The thing with slam is that it’s constantly wavering back and forth between the oral and the written word. It’s an illusion to think that slam is just about improvisation. Improvisation happens about 1 per cent of the time! Slam is carefully and precisely written down to the last comma just about. But in my case I’d say "I write" to "speak." As soon as I get a couple of lines down on paper I need to recite them out loud. I pay scrupulous attention to the rhythm of a line and the way the words sound.
These days, your texts are actually studied in French classes by students preparing their ‘baccalauréat.’ How do you feel about that?
Well, I’m obviously flattered that teachers think my texts are worthy of serious study. But now maybe because of me some kids are going to get bad grades. I feel a bit guilty about that! No, seriously, I’d really like to read the kids’ comments and be there in the classroom to see what they make of my work. I’d like to listen to everything they get out of a text, because I’m sure they’ll be coming up with stuff I never imagined myself when I wrote it.
Do you see yourself as a symbol of French slam?
No-one could possibly know the slam scene better than me. It’s really taken off everywhere now from Brittany and Normandy all the way to Quebec, from secondary schools to slam workshops which are springing up everywhere now. There’s some amazing talent out there, some really brilliant guys doing some really hardhitting stuff. I’m interested in more than getting out there and promoting myself, though. What I’m interested in is promoting the art as a whole. I take part in open slam concerts organised in bars, I invite friends of mine to come up on stage with me and I organise regular slam contests myself.
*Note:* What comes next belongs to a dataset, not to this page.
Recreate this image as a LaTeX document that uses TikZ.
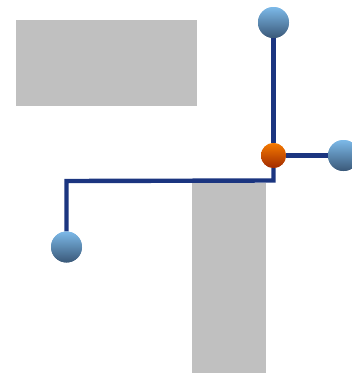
\documentclass[tikz,border=0pt]{standalone}
\begin{document}
\begin{tikzpicture}[x=1pt,y=-1pt,
  block/.style={fill=blockgray,draw=none},
  pipe/.style={draw=pipeblue,line width=4.4pt,line join=miter},
  bluenode/.style={circle,minimum size=31pt,inner sep=0pt,
    top color=ballhi,bottom color=balllo,draw=none},
  hubnode/.style={circle,minimum size=25pt,inner sep=0pt,
    top color=hubhi,bottom color=hublo,draw=none}]
\definecolor{blockgray}{HTML}{C0C0C0}
\definecolor{pipeblue}{HTML}{1B3580}
\definecolor{ballhi}{HTML}{7CB9E8}
\definecolor{balllo}{HTML}{3A5878}
\definecolor{hubhi}{HTML}{F57A00}
\definecolor{hublo}{HTML}{A02A00}
\useasboundingbox (0,0) rectangle (352,373);
% grey blocks
\fill[block] (16,20) rectangle (197,106);
\fill[block] (192,183) rectangle (266,373);
% node positions
\node[hubnode] (hub) at (273.5,155.5) {};
\node[bluenode] (top) at (273.5,22.5) {};
\node[bluenode] (right) at (343.5,155.5) {};
\node[bluenode] (left) at (66.5,247) {};
\coordinate (c1) at (273.5,180.5);
\coordinate (c2) at (66.5,181);
% connectors
\draw[pipe] (top.south) -- (hub.north);
\draw[pipe] (hub.east) -- (right.west);
\draw[pipe] (hub.south) -- (c1) -- (c2) -- (left.north);
% redraw the balls above the pipe ends
\node[hubnode] at (hub) {};
\node[bluenode] at (top) {};
\node[bluenode] at (right) {};
\node[bluenode] at (left) {};
\end{tikzpicture}
\end{document}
But I’m all too aware of slam and the extraordinary diversity of it to feel like any kind of representative of the movement. I just happen to be the most hyped slam artist in the French media right now - and that’s just a question of luck, of having been in the right place at the right time! But at some level, yes, I do feel proud to have helped slam take off on the French music scene and done my bit to spread the “epidemic.”